Первый год нашей жизни там приближался к концу; практики у меня оказалось несколько меньше, чем мне бы хотелось, но Пома, моя сестра Помона, отлично сводила концы с концами, несмотря на свой вечно сонный и абсолютно безмятежный вид. Так что мы, в общем, справлялись. Однажды вечером я вернулся домой и обнаружил записку: меня вызывали к больному в местечко Иле, расположенное неподалеку от дороги, ведущей в Валоне Альте. Я спросил Минну, нашу экономку, где это.

— Как же! В Ильском Лесу, конечно! — ответила она с таким видом, словно там леса, как в Сибири. — Сразу за старой мельницей.

— Наверное, тот серебряный замок, — сказала Помона, улыбаясь, и я тут же выехал в Иле. Я сгорал от любопытства.

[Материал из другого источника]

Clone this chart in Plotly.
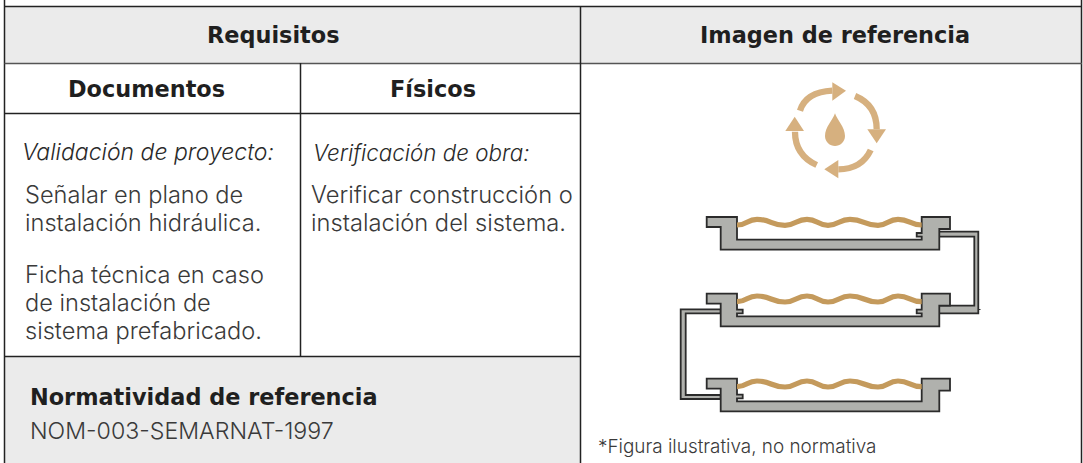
import plotly.graph_objects as go

FONT = "Inter"
BOLD_FONT = "DejaVu Sans"
INK = "#1f1f1f"
TEXT = "#3a3a3a"
GOLD = "#d6b07f"
WAVE = "#c49a5c"
STEEL = "#b0b1ad"
EDGE = "#2b2b2b"
LINE = "#222222"
HEAD = "#ebebeb"

titles = ["Requisitos", "Imagen de referencia", "Documentos", "Físicos", "Normatividad de referencia"]
subtitles = ["Validación de proyecto:", "Verificación de obra:"]
doc_lines = ["Señalar en plano de", "instalación hidráulica.", "Ficha técnica en caso", "de instalación de", "sistema prefabricado."]
phys_lines = ["Verificar construcción o", "instalación del sistema."]
norm = "NOM-003-SEMARNAT-1997"
note = "*Figura ilustrativa, no normativa"

shapes = []
annos = []

def rect(x0, y0, x1, y1, fill):
    shapes.append(dict(type="rect", x0=x0, y0=y0, x1=x1, y1=y1, fillcolor=fill, line=dict(width=0), layer="below"))

def seg(x0, y0, x1, y1, w=1.5, c=LINE):
    shapes.append(dict(type="line", x0=x0, y0=y0, x1=x1, y1=y1, line=dict(color=c, width=w)))

def path(d, fill=None, line=None, w=0):
    shapes.append(dict(type="path", path=d, fillcolor=fill or "rgba(0,0,0,0)",
                       line=dict(color=line or "rgba(0,0,0,0)", width=w)))

def txt(s, x, y, size, anchor="left", weight=300, color=TEXT, style="normal", family=FONT):
    annos.append(dict(text=s, x=x, y=y, xref="x", yref="y", xanchor=anchor, yanchor="middle",
                      xshift=-3 if anchor == "left" else 0,
                      showarrow=False, font=dict(family=family, size=size, color=color, weight=weight, style=style)))

def head(s, x, y, anchor="center"):
    txt(s, x, y, 22.4, anchor, 700, INK, family=BOLD_FONT)

# table
rect(5, 6, 1081, 63, HEAD)
rect(5, 356, 580, 463, HEAD)
seg(4.5, 0, 4.5, 463)
seg(1081.5, 0, 1081.5, 463)
seg(4.5, 6.5, 1082, 6.5)
seg(4.5, 63.5, 1082, 63.5, c="#555555")
seg(4.5, 113.5, 580, 113.5)
seg(4.5, 356.5, 580, 356.5)
seg(300.5, 63, 300.5, 356.5)
seg(580.5, 6, 580.5, 463)

# text
head(titles[0], 273.5, 35)
head(titles[1], 835, 35)
head(titles[2], 146, 89)
head(titles[3], 432.5, 89)
head(titles[4], 31, 397, "left")
txt(subtitles[0], 23, 152, 23, style="italic", color="#2a2a2a")
txt(subtitles[1], 314, 152, 22.4, style="italic", color="#2a2a2a")
for s, y in zip(doc_lines, [194, 222, 274, 302, 330]):
    txt(s, 26, y, 23.6)
for s, y in zip(phys_lines, [194, 222]):
    txt(s, 312, y, 23.7)
txt(norm, 31, 430.5, 23.2)
txt(note, 599, 446, 18.9)

# icon
for d in ["M800,110.7 Q806,92 832.3,90.7", "M855,96 Q876.7,105 876.7,129.3",
          "M870.7,150 Q861.7,169.3 838.3,169.3", "M816.7,165 Q795,155 795,131.7"]:
    path(d, line=GOLD, w=6.3)
for d in ["M832.3,82.3 L832.3,100.7 L846,90.7 Z", "M867.3,129.3 L886,129.3 L876.7,143.3 Z",
          "M838.3,160 L838.3,178.3 L824.3,169.3 Z", "M785.3,131 L804,131 L794.7,116.7 Z"]:
    path(d, fill=GOLD)
path("M835,113.3 C833,120 825,127 825,136 C825,142 830,146 835,146 C840,146 845,142 845,136 C845,127 837,120 835,113.3 Z", fill=GOLD)

# pipes
path("M939,231.7 L978.3,231.7 L978.3,313.3 L939,313.3 L939,305.7 L974.3,305.7 L974.3,236.7 L939,236.7 Z",
     fill=STEEL, line=EDGE, w=1.8)
path("M720.7,309.3 L680.7,309.3 L680.7,399 L720.7,399 L720.7,395 L685.7,395 L685.7,313.3 L720.7,313.3 Z",
     fill=STEEL, line=EDGE, w=1.8)
seg(978, 309.5, 980.5, 309.5, w=1, c=EDGE)

def panel(t, left_notch, right_notch):
    p = [(706.7, t), (950, t), (950, t + 12), (939.3, t + 12), (939.3, t + 32.7), (720.7, t + 32.7),
         (720.7, t + 10), (706.7, t + 10)]
    # inner channel, walked from the right wall to the left wall
    inner = [(921.7, t)]
    if right_notch:
        inner += [(921.7, t + 16), (916.7, t + 16), (916.7, t + 19.7), (921.7, t + 19.7)]
    inner += [(921.7, t + 22.7), (737, t + 22.7)]
    if left_notch:
        inner += [(737, t + 19.7), (742.7, t + 19.7), (742.7, t + 16), (737, t + 16)]
    inner += [(737, t)]
    pts = [p[0], inner[-1]] + inner[::-1][1:] + [p[1], p[2], p[3], p[4], p[5], p[6], p[7]]
    d = "M" + " L".join(f"{x},{y}" for x, y in pts) + " Z"
    path(d, fill=STEEL, line=EDGE, w=1.8)
    xs = [737, 757, 785, 807, 828, 850, 878, 898, 921.7]
    ys = [t + 8, t + 2.3, t + 8.3, t + 2.3, t + 8.3, t + 2.3, t + 8.3, t + 2.3, t + 8]
    d = f"M{xs[0]},{ys[0]}"
    for i in range(1, len(xs)):
        mx = (xs[i - 1] + xs[i]) / 2
        d += f" C{mx},{ys[i-1]} {mx},{ys[i]} {xs[i]},{ys[i]}"
    path(d, line=WAVE, w=5.2)

panel(217, False, True)
panel(293.7, True, True)
panel(378.7, True, False)

fig = go.Figure()
fig.update_layout(width=1083, height=463, margin=dict(l=0, r=0, t=0, b=0), showlegend=False,
                  paper_bgcolor="white", plot_bgcolor="white", shapes=shapes, annotations=annos,
                  xaxis=dict(range=[0, 1083], visible=False, fixedrange=True),
                  yaxis=dict(range=[463, 0], visible=False, fixedrange=True))
fig.write_html("out.html", config=dict(displayModeBar=False),
               post_script="document.body.style.margin='0';document.documentElement.style.overflow='hidden';")
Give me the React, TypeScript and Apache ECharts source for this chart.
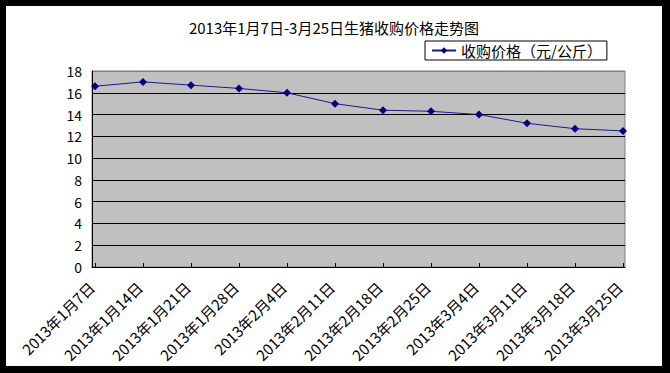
import React, { useEffect, useRef } from "react";
import * as echarts from "echarts";

const categories = [
  "2013年1月7日",
  "2013年1月14日",
  "2013年1月21日",
  "2013年1月28日",
  "2013年2月4日",
  "2013年2月11日",
  "2013年2月18日",
  "2013年2月25日",
  "2013年3月4日",
  "2013年3月11日",
  "2013年3月18日",
  "2013年3月25日",
];
const prices = [16.6, 17.0, 16.7, 16.4, 16.0, 15.0, 14.4, 14.3, 14.0, 13.2, 12.7, 12.5];
const seriesName = "收购价格（元/公斤）";
const titleText = "2013年1月7日-3月25日生猪收购价格走势图";

export default function App() {
  const ref = useRef<HTMLDivElement>(null);
  useEffect(() => {
    if (!ref.current) return;
    const chart = echarts.init(ref.current, undefined, { renderer: "svg" });
    const font = "'Noto Sans CJK SC', sans-serif";
    chart.setOption({
      animation: false,
      backgroundColor: "#ffffff",
      textStyle: { fontFamily: font, color: "#000" },
      title: {
        text: titleText,
        left: "center",
        top: 9,
        textStyle: { fontSize: 15, fontWeight: "normal", color: "#000", fontFamily: font },
      },
      legend: {
        data: [seriesName],
        left: 419,
        top: 35,
        orient: "horizontal",
        borderColor: "#000",
        borderWidth: 1,
        borderRadius: 0,
        padding: [2, 5, 2, 6],
        itemWidth: 24,
        itemHeight: 8,
        itemGap: 5,
        textStyle: { fontSize: 15, color: "#000", fontFamily: font, lineHeight: 15 },
      },
      grid: [
        {
          left: 86,
          top: 65,
          width: 533,
          height: 196,
          show: true,
          backgroundColor: "#C0C0C0",
          borderColor: "#808080",
          borderWidth: 1,
          containLabel: false,
        },
        {
          left: 89,
          top: 65,
          width: 528,
          height: 196,
          containLabel: false,
        },
      ],
      xAxis: [
        {
          gridIndex: 0,
          type: "value",
          min: 0,
          max: 1,
          axisLine: { show: true, lineStyle: { color: "#000", width: 1 } },
          axisTick: { show: false },
          axisLabel: { show: false },
          splitLine: { show: false },
        },
        {
          gridIndex: 1,
          type: "category",
          boundaryGap: false,
          data: categories,
          axisLine: { show: false },
          axisTick: { show: true, inside: true, length: 4, lineStyle: { color: "#000" } },
          axisLabel: {
            rotate: 45,
            interval: 0,
            fontSize: 15,
            fontWeight: "normal",
            color: "#000",
            margin: 14,
            padding: [0, 5, 0, 0],
            fontFamily: font,
          },
          splitLine: { show: false },
        },
      ],
      yAxis: [
        {
          gridIndex: 0,
          type: "value",
          min: 0,
          max: 18,
          interval: 2,
          axisLine: { show: true, lineStyle: { color: "#000", width: 1 } },
          axisTick: { show: false },
          axisLabel: { fontSize: 14, color: "#000", margin: 10, fontFamily: font },
          splitLine: {
            show: true,
            lineStyle: {
              color: ["#000", "#000", "#000", "#000", "#000", "#000", "#000", "#000", "#000", "#808080"],
              width: 1,
            },
          },
        },
        {
          gridIndex: 1,
          type: "value",
          min: 0,
          max: 18,
          show: false,
        },
      ],
      series: [
        {
          name: seriesName,
          type: "line",
          xAxisIndex: 1,
          yAxisIndex: 1,
          data: prices,
          symbol: "diamond",
          symbolSize: 8,
          lineStyle: { color: "#1a1a8c", width: 1 },
          itemStyle: { color: "#000080" },
        },
      ],
    });
    return () => chart.dispose();
  }, []);
  return (
    <div style={{ position: "absolute", left: 0, top: 0, width: 670, height: 373, background: "#000" }}>
      <div
        ref={ref}
        style={{ position: "absolute", left: 6, top: 6, width: 656, height: 360, background: "#fff" }}
      />
    </div>
  );
}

Вы ведь знаете, как это бывает: напридумываешь что-нибудь себе о незнакомом месте, а потом вдруг вас туда возьмут и позовут.

Когда я привязывал лошадь у коновязи, старые деревья окружали меня со всех сторон, а в окнах дома отражались последние красноватые отблески заката. Мне навстречу с крыльца спустился какой-то человек, отнюдь не похожий на героя волшебной сказки. Лет сорока, с характерным для северных областей продолговатым лицом с острыми чертами, твердым как кремень. Он тут же провел меня в дом. В доме было темно; мой провожатый освещал путь керосиновой лампой. Те комнаты, которые я успел как-то разглядеть, показались мне безжизненными, пустыми. Никаких ковров, ничего такого. В комнате наверху, куда мы вошли, ковра тоже не было; там стояли кровать, стол и несколько стульев; однако в камине жарко горел огонь. Когда нужно топливо, очень удобно иметь под боком лес.

Илескар, владелец этого леса, был болен пневмонией. Он оказался настоящим борцом. В течение последующих трех суток я то и дело заезжал в Иле, и мой пациент даже невольного вздоха ни разу не допустил — настолько держал себя в руках. На третью ночь мне пришлось принимать роды в Месовале, но я вскоре оставил роженицу на попечение акушерки — знаете, я был тогда молод и решил, что дети рождаются каждый день, а вот по-настоящему мужественный человек далеко не каждый день этот мир покидает. Илескар вел со смертью настоящее сражение, и я старался по мере сил помочь ему. Вдруг на рассвете температура у него резко упала, как часто бывает теперь при приеме разных новомодных лекарств, но тогда это не было действием какого-то лекарства; просто человек боролся и победил. Я возвращался из Иле домой в приподнятом настроении, любуясь светлеющим краем неба на востоке; день занимался облачный, ветреный.

Пока Илескар выздоравливал, я заезжал к нему каждый день. Что-то влекло меня туда. Да и такие ночи, как та, когда произошел кризис, случаются только в юности — с заката до восхода существуешь бок о бок с жизнью и смертью одновременно, а за окнами ждут лес, зима, тьма.